Spaanse inquisitie
De Spaanse inquisitie is een van de donkere perioden uit de Spaanse geschiedenis en duurde zo´n 350 jaar. Deze periode staat bekend om de strenge censuur, de achtervolgingswaanzin, de martelingen, de autos-da-fé en de dood en vervolging van ketters of eigenlijk iedereen die het niet met de richtlijnen van de katholieke kerk eens was en duurde van 1478 - 1834. De reikwijdte en hevigheid van de Spaanse inquisitie overtroffen iedere andere voorgaande Middeleeuwse inquisitie.
Geschiedenis
De Spaanse inquisitie begon met het huwelijk van de katholieke vorsten Fernando en Isabella, waardoor de koninkrijken Aragón en Castilië verenigd werden. Samen veroverden ze het laatste arabische koninkrijk Granada en brachten ze de herovering van het Iberisch eiland, de reconquista, tot een eind.
Ze wilden hun groeiende koninkrijk, dat uit vele verschillende culturen bestond, versterken door middel van een eenmaking in het katholieke geloof. In 1478 vroegen ze paus Sixtus de Vierde een speciale rechtbank voor inquisitie aan te stellen en nadat de paus met tegenzin toestemming had gegeven, begon de Spaanse inquisitie.
Het koninkrijk vreesde dat er joodse en Moorse hulptroepen uit het buitenland zouden komen en dwongen daarom de niet-katholieken om te kiezen voor het katholicisme of te vertrekken uit het land. Degenen die ervan verdacht werden protestant te zijn, zwarte magie te beoefenen, zich schuldig te maken aan seksuele wandaden, die de katholieke kerk niet goedkeurde, of andere dingen te doen die het koninkrijk als bedreigend ervaarde, werden vervolgd.

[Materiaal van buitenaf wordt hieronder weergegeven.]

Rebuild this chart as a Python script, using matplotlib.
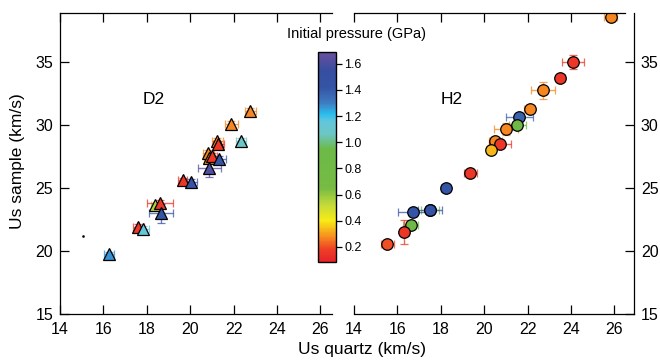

Een paar jaar later werd de loyaliteit van de conversos (bekeerde joden) en moriscos (bekeerde Moren) in twijfel getrokken. De inquisitie was ervan overtuigd dat de bekeerlingen deden alsof ze zich bekeerd hadden om niet vervolgd te worden, maar in werkelijkheid stiekem nog hun eigen geloof beleden en probeerden de kerk onderuit te halen. Uiteindelijk werd de Spaanse inquisitie in 1834 afgeschaft.
Organisatie
Hoewel de Spaanse Inquisitie een religieuze basis had, werkte ze afgescheiden van de katholieke kerk. De katholieke kerk en zelfs de paus hadden dus geen inbreng in de Spaans inquisitie. De eerste inquisiteur-generaal Tomás de Torquemada veranderde de inquisitie in een extreme en meedogenloze heksenjachtorganisatie.
Hij richtte rechtbanken voor de inquisitie op in heel Spanje. Ketters, die meestal beschuldigd werden door bevreesde medemensen, werden in de rechtbanken op de proef gesteld en kregen in een publieke ceremonie, auto-da-fé, een straf toegewezen. Als ze geen spijt van hun zonden hadden, konden ze een levenslange gevangenisstraf krijgen of levend verbrand worden op een brandstapel. Degenen die spijt hadden van hun zonden, moesten andere ketters doorgeven aan de rechtbank, al hun bezittingen overdragen en soms ook nog een tijd de gevangenis in.